3.2. Uso Legítimo versus Abusivo da Força

O uso da força pelo policial penal é autorizado pelo Código Penal (Art. 23, III - Estrito Cumprimento do Dever Legal e Exercício Regular de Direito) e pela LEP, mas deve seguir princípios internacionais de proporcionalidade e necessidade:

  • Princípio da Legalidade: A força só pode ser usada em conformidade com a lei e os regulamentos internos.

  • Princípio da Necessidade: A força só pode ser usada quando absolutamente necessária para um propósito legítimo (evitar uma fuga, conter uma agressão). Se a verbalização ou a negociação são suficientes, a força é proibida.

  • Princípio da Proporcionalidade: A força usada deve ser proporcional à ameaça ou à resistência do preso. O uso de arma de fogo contra um preso desarmado que tenta fugir do pátio de sol, por exemplo, é desproporcional e ilegal.

  • Princípio da Progressividade: O uso da força deve ser gradual (verbalização, contenção física, uso de equipamentos menos letais, arma de fogo como último recurso).

O uso abusivo da força ocorre quando esses princípios são violados.

Exemplo Prático para o PP (Uso Legítimo):
Um preso tenta esfaquear outro com uma arma artesanal. O policial penal, após ordenar a cessação da agressão (verbalização), utiliza spray de pimenta ou bastão de contenção para desarmar e imobilizar o agressor.

Exemplo Prático para o PP (Uso Abusivo):
O preso é imobilizado, algemado e já não oferece resistência. O policial penal continua a agredi-lo com socos no rosto "para dar uma lição".

  • Análise: No segundo caso, a força já não é mais necessária. Torna-se punitiva e abusiva, podendo configurar lesão corporal, abuso de autoridade ou, a depender da gravidade e do dolo, tortura.

A Ética e a Lei como Limites Inegociáveis

A função do policial penal é essencial para a segurança pública e a administração da justiça. No entanto, a autoridade conferida pelo Estado deve ser exercida com responsabilidade e dentro dos limites da lei.

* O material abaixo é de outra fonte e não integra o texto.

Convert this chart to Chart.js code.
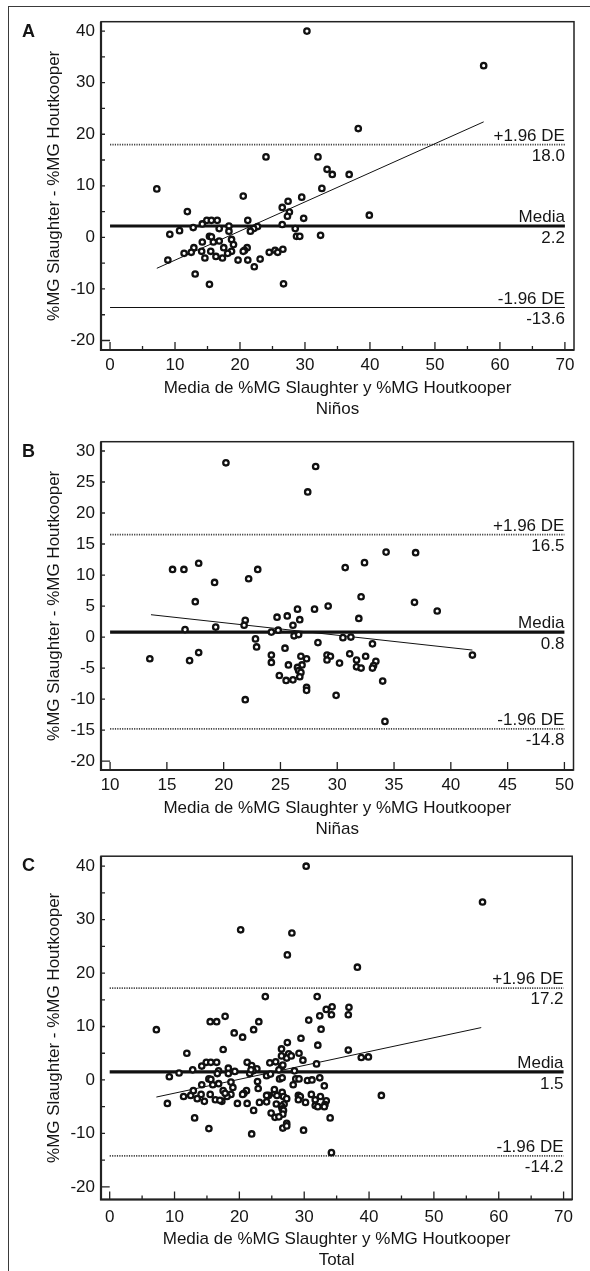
<!DOCTYPE html>
<html>
<head>
<meta charset="utf-8">
<script src="https://cdn.jsdelivr.net/npm/chart.js@4.4.0/dist/chart.umd.min.js"></script>
<style>
html,body{margin:0;padding:0;background:#fff;}
body{width:590px;height:1271px;position:relative;overflow:hidden;}
.frame{position:absolute;left:8px;top:6px;right:0;bottom:0;border-left:1.5px solid #3a3a3a;border-top:1.5px solid #3a3a3a;}
.panel{position:absolute;left:0;width:590px;}
.panel canvas{display:block;}
</style>
</head>
<body>
<div class="frame"></div>
<div class="panel" style="top:0;height:420px"><canvas id="cA" width="590" height="420"></canvas></div>
<div class="panel" style="top:420px;height:420px"><canvas id="cB" width="590" height="420"></canvas></div>
<div class="panel" style="top:840px;height:431px"><canvas id="cC" width="590" height="431"></canvas></div>
<script>
/* ---------------- data ---------------- */
// A · Niños : mean of both methods (x) vs difference Slaughter - Houtkooper (y)
const ninosX=[30.3,57.5,38.2,24.0,32.0,33.4,34.2,36.8,32.6,7.2,20.5,29.5,27.4,26.5,11.9,27.6,27.3,39.9,29.8,14.9,
 15.6,16.5,21.2,14.2,26.5,12.8,18.3,16.8,22.7,22.1,10.7,18.3,21.6,28.5,9.2,15.3,15.6,28.7,29.2,32.4,
 18.7,16.8,15.9,14.2,19.0,12.9,17.5,21.1,20.7,26.6,18.7,15.5,14.1,12.5,11.4,20.5,24.5,25.4,25.8,18.1,
 16.3,17.3,14.6,19.7,21.2,23.1,8.9,22.2,13.1,15.3,26.7];
const ninosY=[40.0,33.3,21.1,15.6,15.6,13.2,12.2,12.2,9.5,9.4,8.0,7.8,7.0,5.8,5.0,4.9,4.1,4.3,3.7,3.3,
 3.3,3.3,3.3,2.6,2.5,1.9,2.2,1.7,2.1,1.7,1.3,1.2,1.2,1.7,0.6,0.2,0.1,0.2,0.2,0.4,
 -0.4,-0.7,-0.9,-0.9,-1.4,-2.0,-2.0,-2.0,-2.5,-2.3,-2.7,-2.7,-2.7,-2.9,-3.1,-2.7,-2.9,-2.5,-2.9,-3.1,
 -3.7,-4.0,-4.0,-4.4,-4.4,-4.2,-4.4,-5.7,-7.1,-9.1,-9.0];
// B · Niñas
const ninasX=[20.2,28.1,27.4,34.3,36.9,17.8,32.4,15.5,16.5,23.0,30.7,22.2,19.2,17.5,32.1,36.8,38.8,29.2,28.0,26.5,
 25.6,24.7,26.7,21.9,26.1,31.9,21.8,19.3,16.6,24.2,24.8,26.2,26.6,30.5,31.2,22.8,28.3,33.1,22.9,25.4,
 17.8,41.9,13.5,17.0,24.2,24.2,26.8,27.3,29.1,29.4,29.1,30.2,31.1,32.5,31.7,31.7,32.1,33.4,33.2,33.1,
 25.7,26.9,26.5,26.6,26.8,26.7,24.9,25.5,26.1,34.0,27.3,27.3,21.9,29.9,34.2];
const ninasY=[28.1,27.5,23.4,13.7,13.6,11.9,12.0,10.9,10.9,10.9,11.2,9.4,8.8,5.7,6.5,5.6,4.2,5.0,4.5,4.5,
 3.4,3.2,2.8,2.7,1.9,3.0,1.9,1.6,1.2,0.8,1.1,0.2,0.4,-0.1,0.0,-0.3,-0.9,-1.1,-1.6,-1.8,
 -2.5,-2.9,-3.5,-3.8,-2.9,-4.1,-3.1,-3.5,-2.9,-3.1,-3.7,-4.2,-2.7,-3.1,-3.7,-4.8,-5.0,-3.9,-4.6,-5.0,
 -4.5,-4.5,-4.9,-5.4,-5.7,-6.4,-6.2,-7.0,-6.9,-7.1,-8.1,-8.6,-10.1,-9.4,-13.6];
// C · Total = both groups together
const totalX=ninosX.concat(ninasX);
const totalY=ninosY.concat(ninasY);

// limits of agreement: [+1.96 DE, Media, -1.96 DE]
const limitLabels=["+1.96 DE","Media","-1.96 DE"];
const limitsA=[18.0,2.2,-13.6];
const limitsB=[16.5,0.8,-14.8];
const limitsC=[17.2,1.5,-14.2];
// regression line end points [[x0,y0],[x1,y1]]
const regA=[[7.2,-6.0],[57.5,22.4]];
const regB=[[13.6,3.6],[41.9,-2.1]];
const regC=[[7.2,-3.2],[57.3,9.8]];

// axis ticks
const xTicks070=[0,10,20,30,40,50,60,70];
const xMinor070=[5,15,25,35,45,55,65];
const xTicks1050=[10,15,20,25,30,35,40,45,50];
const yTicksAC=[-20,-10,0,10,20,30,40];
const yMarksAC=[-20,-15,-10,-5,0,5,10,15,20,25,30,35,40];
const yTicksB=[-20,-15,-10,-5,0,5,10,15,20,25,30];

const X_TITLE="Media de %MG Slaughter y %MG Houtkooper";
const Y_TITLE="%MG Slaughter - %MG Houtkooper";

/* ---------------- look ---------------- */
const FONT='"Liberation Sans", Arial, Helvetica, sans-serif';
const INK='#151515';
const FS=17;

/* box, inside ticks, limit captions, panel letter */
const bland={
 id:'bland',
 afterDraw(chart,args,o){
  const ctx=chart.ctx, a=chart.chartArea, sx=chart.scales.x, sy=chart.scales.y;
  ctx.save();
  // inside tick marks
  ctx.strokeStyle='#222'; ctx.lineWidth=1.3;
  ctx.beginPath();
  o.xMajor.forEach(v=>{const p=sx.getPixelForValue(v);ctx.moveTo(p,a.bottom);ctx.lineTo(p,a.bottom-8);});
  (o.xMinor||[]).forEach(v=>{const p=sx.getPixelForValue(v);ctx.moveTo(p,a.bottom);ctx.lineTo(p,a.bottom-4);});
  const x0=sx.getPixelForValue(o.xMajor[0]);
  o.yMarks.forEach((v,i)=>{const p=sy.getPixelForValue(v);ctx.moveTo(a.left,p);ctx.lineTo(i===0?x0:a.left+4,p);});
  ctx.stroke();
  // plot frame
  ctx.lineWidth=1.5; ctx.strokeStyle='#222';
  ctx.strokeRect(a.left,a.top,a.right-a.left,a.bottom-a.top);
  ctx.lineWidth=2.2;
  ctx.beginPath();ctx.moveTo(a.left,a.top);ctx.lineTo(a.left,a.bottom);ctx.lineTo(a.right,a.bottom);ctx.stroke();
  // limit captions at the right end of each line
  const xr=sx.getPixelForValue(o.xMajor[o.xMajor.length-1]);
  ctx.fillStyle=INK; ctx.font=`${FS}px ${FONT}`; ctx.textAlign='right';
  o.limits.forEach((v,i)=>{
   const p=sy.getPixelForValue(v);
   ctx.textBaseline='alphabetic'; ctx.fillText(limitLabels[i],xr,p-4);
   ctx.textBaseline='top'; ctx.fillText(v.toFixed(1),xr,p+(i===1?4:3));
  });
  // panel letter
  ctx.font=`bold 18px ${FONT}`; ctx.textAlign='left'; ctx.textBaseline='middle';
  ctx.fillText(o.letter,22,a.top+10);
  ctx.restore();
 }
};

function pts(xs,ys){return xs.map((x,i)=>({x,y:ys[i]}));}
function hline(v,x0,x1,st){
 return Object.assign({type:'line',showLine:true,data:[{x:x0,y:v},{x:x1,y:v}],pointRadius:0,pointHoverRadius:0,fill:false,borderCapStyle:'butt'},st);
}

function bland_altman(id,c){
 const xt=c.xTicks, x0=xt[0], x1=xt[xt.length-1];
 const dotted={borderColor:'#404040',borderWidth:1.7,borderDash:[1.2,1.2]};
 const solid={borderColor:'#111',borderWidth:1.2};
 const ds=[
  {type:'scatter',data:pts(c.xs,c.ys),pointStyle:'circle',pointRadius:2.7,pointHoverRadius:2.7,
   pointBorderWidth:2.3,pointBorderColor:'#111',pointBackgroundColor:'#fff'},
  {type:'line',showLine:true,data:c.reg.map(p=>({x:p[0],y:p[1]})),borderColor:'#111',borderWidth:1,pointRadius:0,fill:false},
  hline(c.limits[0],x0,x1,dotted),
  hline(c.limits[1],x0,x1,{borderColor:'#111',borderWidth:3.2}),
  hline(c.limits[2],x0,x1,c.lowerSolid?solid:dotted)
 ];
 return new Chart(document.getElementById(id),{
  type:'scatter',
  data:{datasets:ds},
  plugins:[bland],
  options:{
   responsive:false,animation:false,
   layout:{padding:{top:c.top,right:c.right,left:0,bottom:0}},
   plugins:{legend:{display:false},tooltip:{enabled:false},
    bland:{letter:c.letter,xMajor:xt,xMinor:c.xMinor,yMarks:c.yMarks,limits:c.limits}},
   scales:{
    x:{type:'linear',min:c.xMin,max:c.xMax,
     afterBuildTicks:s=>{s.ticks=xt.map(v=>({value:v}));},
     afterFit:s=>{s.height=c.xH;},
     grid:{display:false,drawTicks:false},border:{display:false},
     ticks:{color:INK,font:{family:FONT,size:FS},padding:c.xPad,maxRotation:0,autoSkip:false,callback:v=>String(v)},
     title:{display:true,text:[X_TITLE,c.sub],color:INK,font:{family:FONT,size:FS,lineHeight:1.24},padding:{top:0,bottom:0}}},
    y:{type:'linear',min:c.yMin,max:c.yMax,
     afterBuildTicks:s=>{s.ticks=c.yTicks.map(v=>({value:v}));},
     afterFit:s=>{s.width=101;},
     grid:{display:false,drawTicks:false},border:{display:false},
     ticks:{color:INK,font:{family:FONT,size:FS},padding:6,autoSkip:false,callback:v=>String(v)},
     title:{display:true,text:Y_TITLE,color:INK,font:{family:FONT,size:FS,lineHeight:1.24},padding:{top:44,bottom:0}}}
   }
  }
 });
}

bland_altman('cA',{letter:'A',sub:'Niños',xs:ninosX,ys:ninosY,limits:limitsA,reg:regA,lowerSolid:true,
 xTicks:xTicks070,xMinor:xMinor070,yTicks:yTicksAC,yMarks:yMarksAC,
 xMin:-1.39,xMax:71.4,yMin:-21.84,yMax:41.82,top:21.7,right:16,xH:70,xPad:5});
bland_altman('cB',{letter:'B',sub:'Niñas',xs:ninasX,ys:ninasY,limits:limitsB,reg:regB,
 xTicks:xTicks1050,xMinor:[],yTicks:yTicksB,yMarks:yTicksB,
 xMin:9.2,xMax:50.8,yMin:-21.44,yMax:31.5,top:21.7,right:16.5,xH:70,xPad:5});
bland_altman('cC',{letter:'C',sub:'Total',xs:totalX,ys:totalY,limits:limitsC,reg:regC,
 xTicks:xTicks070,xMinor:xMinor070,yTicks:yTicksAC,yMarks:yMarksAC,
 xMin:-1.34,xMax:71.33,yMin:-22.37,yMax:41.87,top:16,right:17.8,xH:71.5,xPad:8});
</script>
</body>
</html>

O dever de tratamento digno é a regra; a tortura, os maus-tratos e o uso abusivo da força são exceções criminosas que mancham a imagem da instituição e afastam o Estado de Direito. O policial penal, ao dominar a Lei nº 9.455/1997 e os princípios do uso da força, protege não apenas os direitos dos custodiados, mas, fundamentalmente, sua própria integridade profissional e sua liberdade. A legalidade e a ética são os maiores escudos do policial penal contra a responsabilização penal e administrativa.